Stored data =>
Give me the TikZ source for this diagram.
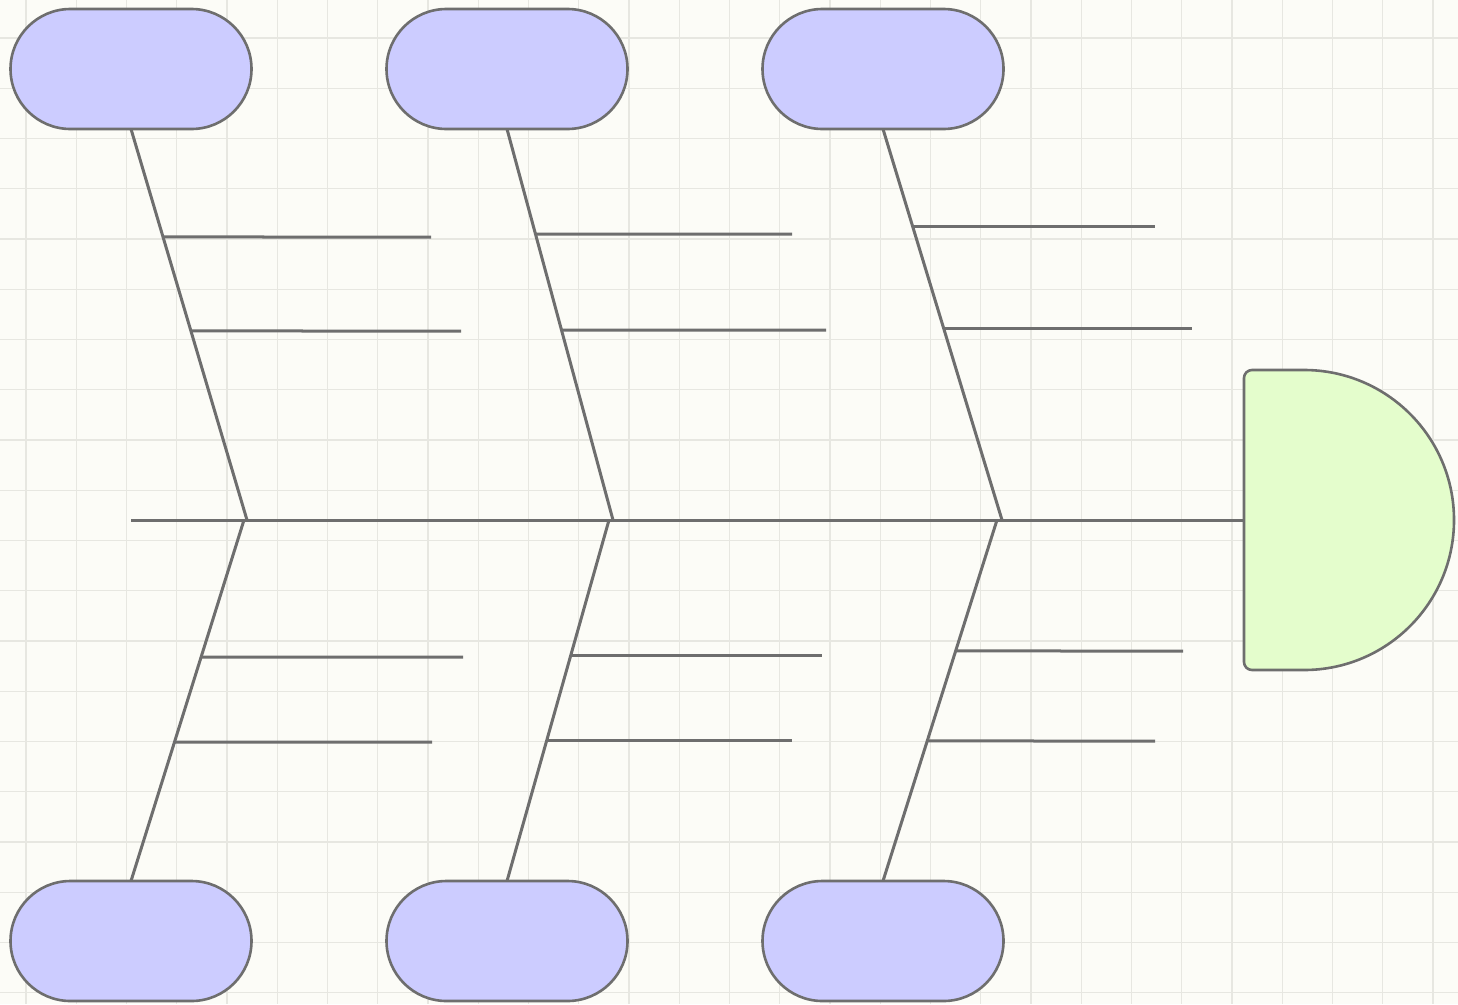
\documentclass[tikz,border=0pt]{standalone}
\usetikzlibrary{shapes.misc,calc}
\definecolor{bgc}{HTML}{FCFCF7}
\definecolor{gridc}{HTML}{E7E7E1}
\definecolor{linec}{HTML}{6E6E6E}
\definecolor{capfill}{HTML}{CCCCFF}
\definecolor{headfill}{HTML}{E4FDCC}
\tikzset{
  bone/.style={draw=linec, line width=3pt},
  capsule/.style={rounded rectangle, draw=linec, line width=2.6pt, fill=capfill,
    minimum width=241pt, minimum height=120pt, inner sep=0pt, outer sep=0pt},
}
\begin{document}
\begin{tikzpicture}[x=1pt,y=-1pt]
\fill[bgc] (0,0) rectangle (1458,1004);
\useasboundingbox (0,0) rectangle (1458,1004);
\foreach \k in {0,...,28} \draw[gridc, line width=1.1pt] ({26+50.25*\k},0) -- ({26+50.25*\k},1004);
\foreach \k in {0,...,19} \draw[gridc, line width=1.1pt] (0,{38+50.25*\k}) -- (1458,{38+50.25*\k});

% capsules
\node[capsule] (t1) at (131,69) {};
\node[capsule] (t2) at (507,69) {};
\node[capsule] (t3) at (883,69) {};
\node[capsule] (b1) at (131,941) {};
\node[capsule] (b2) at (507,941) {};
\node[capsule] (b3) at (883,941) {};

% spine joints
\coordinate (tail) at (131,520);
\coordinate (jt1) at (247,520);
\coordinate (jt2) at (613,520);
\coordinate (jt3) at (1002,520);
\coordinate (jb1) at (244,520);
\coordinate (jb2) at (609,520);
\coordinate (jb3) at (997,520);
\coordinate (head) at (1244,520);

% head
\draw[draw=linec, line width=2.6pt, fill=headfill, line join=round]
  (1304,370) -- (1252,370) to[out=180,in=90] (1244,378) -- (1244,662)
  to[out=-90,in=180] (1252,670) -- (1304,670) arc[start angle=90, end angle=-90, radius=150] -- cycle;

% spine
\draw[bone] (tail) -- (head);

% main bones
\draw[bone] (t1.south) -- (jt1);
\draw[bone] (t2.south) -- (jt2);
\draw[bone] (t3.south) -- (jt3);
\draw[bone] (jb1) -- (b1.north);
\draw[bone] (jb2) -- (b2.north);
\draw[bone] (jb3) -- (b3.north);

% sub bones (top)
\coordinate (e11) at (431,237);
\coordinate (e12) at (461,331);
\coordinate (s11) at (intersection of t1.south--jt1 and 0,237--e11);
\coordinate (s12) at (intersection of t1.south--jt1 and 0,331--e12);
\draw[bone] (s11) -- (e11);
\draw[bone] (s12) -- (e12);
\coordinate (e21) at (792,234);
\coordinate (e22) at (826,330);
\coordinate (s21) at (intersection of t2.south--jt2 and 0,234--e21);
\coordinate (s22) at (intersection of t2.south--jt2 and 0,330--e22);
\draw[bone] (s21) -- (e21);
\draw[bone] (s22) -- (e22);
\coordinate (e31) at (1155,226);
\coordinate (e32) at (1192,328);
\coordinate (s31) at (intersection of t3.south--jt3 and 0,226--e31);
\coordinate (s32) at (intersection of t3.south--jt3 and 0,328--e32);
\draw[bone] (s31) -- (e31);
\draw[bone] (s32) -- (e32);

% sub bones (bottom)
\coordinate (f11) at (463,657);
\coordinate (f12) at (432,742);
\coordinate (u11) at (intersection of jb1--b1.north and 0,657--f11);
\coordinate (u12) at (intersection of jb1--b1.north and 0,742--f12);
\draw[bone] (u11) -- (f11);
\draw[bone] (u12) -- (f12);
\coordinate (f21) at (822,655);
\coordinate (f22) at (792,740);
\coordinate (u21) at (intersection of jb2--b2.north and 0,655--f21);
\coordinate (u22) at (intersection of jb2--b2.north and 0,740--f22);
\draw[bone] (u21) -- (f21);
\draw[bone] (u22) -- (f22);
\coordinate (f31) at (1183,651);
\coordinate (f32) at (1155,741);
\coordinate (u31) at (intersection of jb3--b3.north and 0,651--f31);
\coordinate (u32) at (intersection of jb3--b3.north and 0,741--f32);
\draw[bone] (u31) -- (f31);
\draw[bone] (u32) -- (f32);
\end{tikzpicture}
\end{document}
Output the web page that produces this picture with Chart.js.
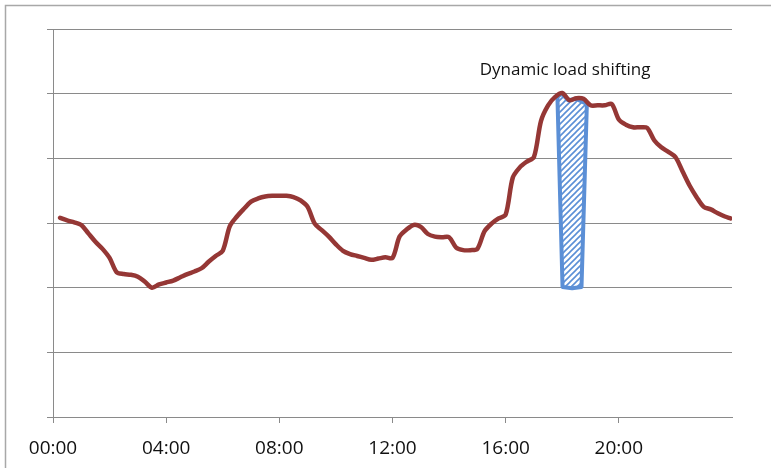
<!DOCTYPE html>
<html>
<head>
<meta charset="utf-8">
<script src="https://cdn.jsdelivr.net/npm/chart.js@4"></script>
<style>
  html, body { margin: 0; padding: 0; background: #ffffff; }
  #wrap { width: 771px; height: 468px; position: relative; }
</style>
</head>
<body>
<div id="wrap"><canvas id="c" width="771" height="468"></canvas></div>
<script>
// Daily load profile, quarter-hour resolution (hours since midnight)
const hours = [
  0.25, 0.5, 0.75, 1.0, 1.25, 1.5, 1.75, 2.0, 2.25, 2.5, 2.75, 3.0,
  3.25, 3.5, 3.75, 4.0, 4.25, 4.5, 4.75, 5.0, 5.25, 5.5, 5.75, 6.0,
  6.25, 6.5, 6.75, 7.0, 7.25, 7.5, 7.75, 8.0, 8.25, 8.5, 8.75, 9.0,
  9.25, 9.5, 9.75, 10.0, 10.25, 10.5, 10.75, 11.0, 11.25, 11.5, 11.75, 12.0,
  12.25, 12.5, 12.75, 13.0, 13.25, 13.5, 13.75, 14.0, 14.25, 14.5, 14.75, 15.0,
  15.25, 15.5, 15.75, 16.0, 16.25, 16.5, 16.75, 17.0, 17.25, 17.5, 17.75, 18.0,
  18.25, 18.5, 18.75, 19.0, 19.25, 19.5, 19.75, 20.0, 20.25, 20.5, 20.75, 21.0,
  21.25, 21.5, 21.75, 22.0, 22.25, 22.5, 22.75, 23.0, 23.25, 23.5, 23.75, 23.95
];
const load = [
  3.08, 3.04, 3.01, 2.97, 2.84, 2.71, 2.60, 2.46, 2.24, 2.21, 2.20, 2.17,
  2.09, 2.00, 2.05, 2.08, 2.11, 2.16, 2.21, 2.25, 2.30, 2.40, 2.49, 2.57,
  2.95, 3.10, 3.22, 3.33, 3.38, 3.41, 3.42, 3.42, 3.42, 3.40, 3.35, 3.25,
  2.99, 2.89, 2.79, 2.67, 2.57, 2.52, 2.49, 2.46, 2.43, 2.45, 2.47, 2.46,
  2.79, 2.90, 2.97, 2.94, 2.83, 2.79, 2.78, 2.78, 2.62, 2.58, 2.58, 2.60,
  2.87, 2.99, 3.07, 3.13, 3.70, 3.86, 3.95, 4.02, 4.58, 4.82, 4.95, 5.01,
  4.90, 4.93, 4.92, 4.82, 4.82, 4.82, 4.84, 4.60, 4.52, 4.48, 4.48, 4.47,
  4.28, 4.17, 4.10, 4.02, 3.80, 3.58, 3.40, 3.25, 3.21, 3.15, 3.10, 3.07
];

// Outline of the shifted block (closed shape, hours / load)
const shiftHours = [17.83, 18.01, 18.35, 18.68, 18.87, 18.5, 18.2, 17.98, 17.83];
const shiftLoad  = [4.95, 2.01, 1.99, 2.01, 4.84, 4.92, 4.90, 5.00, 4.95];

const tickHours = [0, 4, 8, 12, 16, 20];
const noteText = 'Dynamic load shifting';

const lineRed = '#953735';
const shiftBlue = '#5b8fd6';
const gridGrey = '#8a8a8a';
const frameGrey = '#a8a8a8';

function hatchPattern(color) {
  const s = 6;
  const p = document.createElement('canvas');
  p.width = s; p.height = s;
  const g = p.getContext('2d');
  g.fillStyle = '#ffffff';
  g.fillRect(0, 0, s, s);
  g.strokeStyle = color;
  g.lineWidth = 1.6;
  g.beginPath();
  g.moveTo(0, s); g.lineTo(s, 0);
  g.moveTo(-s / 2, s / 2); g.lineTo(s / 2, -s / 2);
  g.moveTo(s / 2, s * 1.5); g.lineTo(s * 1.5, s / 2);
  g.stroke();
  return g.createPattern(p, 'repeat');
}

const frame = {
  id: 'frame',
  beforeDraw(chart) {
    const ctx = chart.ctx;
    ctx.save();
    ctx.strokeStyle = frameGrey;
    ctx.lineWidth = 1.5;
    ctx.beginPath();
    ctx.moveTo(5.5, chart.height);
    ctx.lineTo(5.5, 5.5);
    ctx.lineTo(chart.width, 5.5);
    ctx.stroke();
    ctx.restore();
  }
};

const note = {
  id: 'note',
  afterDatasetsDraw(chart, args, opts) {
    const {ctx, scales: {x, y}} = chart;
    ctx.save();
    ctx.font = '17px "Open Sans"';
    ctx.fillStyle = '#111111';
    ctx.textAlign = 'center';
    ctx.textBaseline = 'alphabetic';
    ctx.fillText(opts.text, x.getPixelForValue(opts.x), y.getPixelForValue(opts.y));
    ctx.restore();
  }
};

const fmt = h => String(h).padStart(2, '0') + ':00';

new Chart(document.getElementById('c'), {
  type: 'line',
  data: {
    datasets: [
      {
        label: 'Load',
        data: hours.map((h, i) => ({x: h, y: load[i]})),
        borderColor: lineRed,
        borderWidth: 4.5,
        pointRadius: 0,
        tension: 0.3,
        fill: false,
        borderCapStyle: 'round',
        borderJoinStyle: 'round',
        order: 1
      },
      {
        label: 'Shifted',
        data: shiftHours.map((h, i) => ({x: h, y: shiftLoad[i]})),
        borderColor: shiftBlue,
        backgroundColor: hatchPattern(shiftBlue),
        borderWidth: 4,
        pointRadius: 0,
        tension: 0,
        fill: 'shape',
        borderJoinStyle: 'round',
        order: 2
      }
    ]
  },
  options: {
    responsive: false,
    animation: false,
    layout: { padding: { left: 47, top: 29, right: 39, bottom: 0 } },
    plugins: {
      legend: { display: false },
      tooltip: { enabled: false },
      note: { text: noteText, x: 18.1, y: 5.29 }
    },
    scales: {
      x: {
        type: 'linear',
        min: 0,
        max: 24,
        afterBuildTicks(scale) {
          scale.ticks = tickHours.concat([24]).map(v => ({value: v}));
        },
        afterFit(scale) {
          scale.height = 51;
        },
        ticks: {
          callback: v => (v === 24 ? null : fmt(v)),
          font: { family: '"Open Sans"', size: 19 },
          color: '#111111',
          padding: 14,
          maxRotation: 0,
          autoSkip: false
        },
        grid: {
          drawOnChartArea: true,
          color: c => (c.tick && c.tick.value === 24 ? gridGrey : 'rgba(0,0,0,0)'),
          tickColor: c => (c.tick && c.tick.value === 24 ? 'rgba(0,0,0,0)' : gridGrey),
          tickLength: 6,
          lineWidth: 1
        },
        border: { display: true, color: gridGrey, width: 1 }
      },
      y: {
        min: 0,
        max: 6,
        ticks: { display: false, stepSize: 1 },
        grid: { color: gridGrey, tickLength: 6, lineWidth: 1 },
        border: { display: true, color: gridGrey, width: 1 }
      }
    }
  },
  plugins: [frame, note]
});
</script>
</body>
</html>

Exercise task =>
Please list every line of the records that contains "this".

In response =>
Give me the TikZ source for this diagram.
Output the web page that produces this picture with Chart.js.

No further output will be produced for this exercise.